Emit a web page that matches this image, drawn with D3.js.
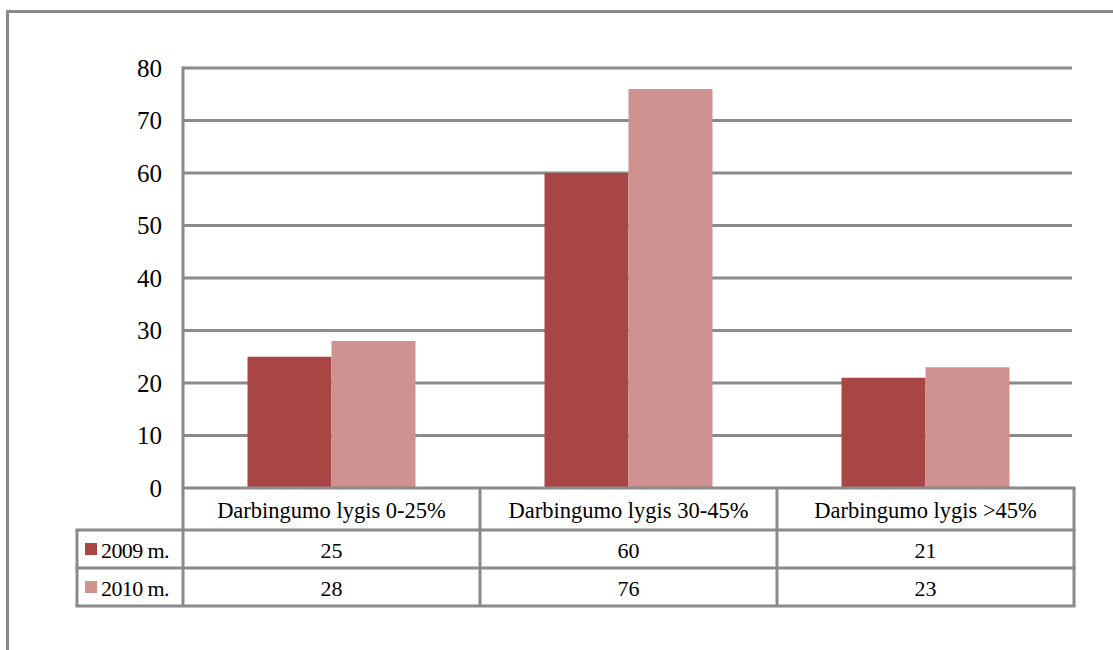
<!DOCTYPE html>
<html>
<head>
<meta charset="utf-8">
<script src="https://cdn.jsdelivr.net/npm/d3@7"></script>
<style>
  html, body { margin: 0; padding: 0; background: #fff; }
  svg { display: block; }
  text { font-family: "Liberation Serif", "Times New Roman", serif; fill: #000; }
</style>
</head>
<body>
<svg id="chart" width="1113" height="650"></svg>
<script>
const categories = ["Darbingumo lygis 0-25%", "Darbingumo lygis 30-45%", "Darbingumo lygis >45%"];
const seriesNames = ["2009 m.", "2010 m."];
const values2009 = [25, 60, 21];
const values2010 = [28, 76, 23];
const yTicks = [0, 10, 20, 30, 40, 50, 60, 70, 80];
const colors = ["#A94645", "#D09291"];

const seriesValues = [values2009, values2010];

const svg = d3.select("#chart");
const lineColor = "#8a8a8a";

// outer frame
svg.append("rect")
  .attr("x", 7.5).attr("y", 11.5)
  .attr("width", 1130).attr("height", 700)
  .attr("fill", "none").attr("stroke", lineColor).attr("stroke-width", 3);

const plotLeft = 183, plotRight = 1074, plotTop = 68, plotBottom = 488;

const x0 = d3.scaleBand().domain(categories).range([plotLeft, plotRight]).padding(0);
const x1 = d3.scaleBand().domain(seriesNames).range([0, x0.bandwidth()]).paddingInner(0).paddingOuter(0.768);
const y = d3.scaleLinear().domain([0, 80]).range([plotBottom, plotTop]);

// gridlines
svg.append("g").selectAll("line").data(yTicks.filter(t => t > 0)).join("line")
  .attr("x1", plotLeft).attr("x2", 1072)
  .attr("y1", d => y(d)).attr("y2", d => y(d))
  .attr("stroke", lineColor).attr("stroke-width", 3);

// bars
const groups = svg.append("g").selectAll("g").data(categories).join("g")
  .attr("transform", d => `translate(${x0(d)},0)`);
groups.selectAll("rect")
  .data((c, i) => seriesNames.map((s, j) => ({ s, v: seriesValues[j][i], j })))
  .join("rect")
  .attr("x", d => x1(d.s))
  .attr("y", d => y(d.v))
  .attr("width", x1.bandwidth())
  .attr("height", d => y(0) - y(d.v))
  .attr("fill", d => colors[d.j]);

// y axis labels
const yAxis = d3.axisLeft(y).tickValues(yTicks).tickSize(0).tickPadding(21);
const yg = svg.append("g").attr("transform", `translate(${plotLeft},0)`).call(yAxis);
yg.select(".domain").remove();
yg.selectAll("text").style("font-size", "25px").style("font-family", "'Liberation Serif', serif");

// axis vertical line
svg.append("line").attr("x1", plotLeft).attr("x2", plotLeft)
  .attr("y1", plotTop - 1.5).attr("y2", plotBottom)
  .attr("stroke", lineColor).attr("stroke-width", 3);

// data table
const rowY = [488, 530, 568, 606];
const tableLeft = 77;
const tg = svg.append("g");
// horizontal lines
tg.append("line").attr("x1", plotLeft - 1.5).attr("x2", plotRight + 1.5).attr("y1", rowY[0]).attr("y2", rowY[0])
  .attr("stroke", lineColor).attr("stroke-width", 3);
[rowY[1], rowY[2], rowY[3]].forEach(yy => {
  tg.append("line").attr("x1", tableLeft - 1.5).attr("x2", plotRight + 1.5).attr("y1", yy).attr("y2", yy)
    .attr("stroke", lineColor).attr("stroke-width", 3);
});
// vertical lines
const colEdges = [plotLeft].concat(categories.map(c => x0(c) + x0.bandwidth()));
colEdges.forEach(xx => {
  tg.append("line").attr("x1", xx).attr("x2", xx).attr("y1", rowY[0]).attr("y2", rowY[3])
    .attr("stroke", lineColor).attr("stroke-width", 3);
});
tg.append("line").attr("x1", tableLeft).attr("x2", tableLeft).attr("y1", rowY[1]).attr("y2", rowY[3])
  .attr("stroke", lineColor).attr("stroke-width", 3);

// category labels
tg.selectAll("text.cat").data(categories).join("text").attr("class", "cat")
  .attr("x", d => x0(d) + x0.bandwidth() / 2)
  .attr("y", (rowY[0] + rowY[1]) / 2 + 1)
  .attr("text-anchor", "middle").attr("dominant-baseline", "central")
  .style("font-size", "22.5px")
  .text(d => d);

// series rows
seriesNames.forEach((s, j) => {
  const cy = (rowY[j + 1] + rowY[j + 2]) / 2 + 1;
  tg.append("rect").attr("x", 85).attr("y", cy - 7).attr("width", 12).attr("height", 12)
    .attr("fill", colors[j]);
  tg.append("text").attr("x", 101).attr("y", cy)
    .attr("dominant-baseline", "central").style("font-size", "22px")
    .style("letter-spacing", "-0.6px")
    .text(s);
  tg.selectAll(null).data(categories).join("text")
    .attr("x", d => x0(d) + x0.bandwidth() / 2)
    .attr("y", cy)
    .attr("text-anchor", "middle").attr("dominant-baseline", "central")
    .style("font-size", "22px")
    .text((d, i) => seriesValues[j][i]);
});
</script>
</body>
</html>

════════════════

Exercise description:
Reproduce the material word for word, minus the images.

Expected answer:
Emit a web page that matches this image, drawn with D3.js.
<!DOCTYPE html>
<html>
<head>
<meta charset="utf-8">
<script src="https://cdn.jsdelivr.net/npm/d3@7"></script>
<style>
  html, body { margin: 0; padding: 0; background: #fff; }
  svg { display: block; }
  text { font-family: "Liberation Serif", "Times New Roman", serif; fill: #000; }
</style>
</head>
<body>
<svg id="chart" width="1113" height="650"></svg>
<script>
const categories = ["Darbingumo lygis 0-25%", "Darbingumo lygis 30-45%", "Darbingumo lygis >45%"];
const seriesNames = ["2009 m.", "2010 m."];
const values2009 = [25, 60, 21];
const values2010 = [28, 76, 23];
const yTicks = [0, 10, 20, 30, 40, 50, 60, 70, 80];
const colors = ["#A94645", "#D09291"];

const seriesValues = [values2009, values2010];

const svg = d3.select("#chart");
const lineColor = "#8a8a8a";

// outer frame
svg.append("rect")
  .attr("x", 7.5).attr("y", 11.5)
  .attr("width", 1130).attr("height", 700)
  .attr("fill", "none").attr("stroke", lineColor).attr("stroke-width", 3);

const plotLeft = 183, plotRight = 1074, plotTop = 68, plotBottom = 488;

const x0 = d3.scaleBand().domain(categories).range([plotLeft, plotRight]).padding(0);
const x1 = d3.scaleBand().domain(seriesNames).range([0, x0.bandwidth()]).paddingInner(0).paddingOuter(0.768);
const y = d3.scaleLinear().domain([0, 80]).range([plotBottom, plotTop]);

// gridlines
svg.append("g").selectAll("line").data(yTicks.filter(t => t > 0)).join("line")
  .attr("x1", plotLeft).attr("x2", 1072)
  .attr("y1", d => y(d)).attr("y2", d => y(d))
  .attr("stroke", lineColor).attr("stroke-width", 3);

// bars
const groups = svg.append("g").selectAll("g").data(categories).join("g")
  .attr("transform", d => `translate(${x0(d)},0)`);
groups.selectAll("rect")
  .data((c, i) => seriesNames.map((s, j) => ({ s, v: seriesValues[j][i], j })))
  .join("rect")
  .attr("x", d => x1(d.s))
  .attr("y", d => y(d.v))
  .attr("width", x1.bandwidth())
  .attr("height", d => y(0) - y(d.v))
  .attr("fill", d => colors[d.j]);

// y axis labels
const yAxis = d3.axisLeft(y).tickValues(yTicks).tickSize(0).tickPadding(21);
const yg = svg.append("g").attr("transform", `translate(${plotLeft},0)`).call(yAxis);
yg.select(".domain").remove();
yg.selectAll("text").style("font-size", "25px").style("font-family", "'Liberation Serif', serif");

// axis vertical line
svg.append("line").attr("x1", plotLeft).attr("x2", plotLeft)
  .attr("y1", plotTop - 1.5).attr("y2", plotBottom)
  .attr("stroke", lineColor).attr("stroke-width", 3);

// data table
const rowY = [488, 530, 568, 606];
const tableLeft = 77;
const tg = svg.append("g");
// horizontal lines
tg.append("line").attr("x1", plotLeft - 1.5).attr("x2", plotRight + 1.5).attr("y1", rowY[0]).attr("y2", rowY[0])
  .attr("stroke", lineColor).attr("stroke-width", 3);
[rowY[1], rowY[2], rowY[3]].forEach(yy => {
  tg.append("line").attr("x1", tableLeft - 1.5).attr("x2", plotRight + 1.5).attr("y1", yy).attr("y2", yy)
    .attr("stroke", lineColor).attr("stroke-width", 3);
});
// vertical lines
const colEdges = [plotLeft].concat(categories.map(c => x0(c) + x0.bandwidth()));
colEdges.forEach(xx => {
  tg.append("line").attr("x1", xx).attr("x2", xx).attr("y1", rowY[0]).attr("y2", rowY[3])
    .attr("stroke", lineColor).attr("stroke-width", 3);
});
tg.append("line").attr("x1", tableLeft).attr("x2", tableLeft).attr("y1", rowY[1]).attr("y2", rowY[3])
  .attr("stroke", lineColor).attr("stroke-width", 3);

// category labels
tg.selectAll("text.cat").data(categories).join("text").attr("class", "cat")
  .attr("x", d => x0(d) + x0.bandwidth() / 2)
  .attr("y", (rowY[0] + rowY[1]) / 2 + 1)
  .attr("text-anchor", "middle").attr("dominant-baseline", "central")
  .style("font-size", "22.5px")
  .text(d => d);

// series rows
seriesNames.forEach((s, j) => {
  const cy = (rowY[j + 1] + rowY[j + 2]) / 2 + 1;
  tg.append("rect").attr("x", 85).attr("y", cy - 7).attr("width", 12).attr("height", 12)
    .attr("fill", colors[j]);
  tg.append("text").attr("x", 101).attr("y", cy)
    .attr("dominant-baseline", "central").style("font-size", "22px")
    .style("letter-spacing", "-0.6px")
    .text(s);
  tg.selectAll(null).data(categories).join("text")
    .attr("x", d => x0(d) + x0.bandwidth() / 2)
    .attr("y", cy)
    .attr("text-anchor", "middle").attr("dominant-baseline", "central")
    .style("font-size", "22px")
    .text((d, i) => seriesValues[j][i]);
});
</script>
</body>
</html>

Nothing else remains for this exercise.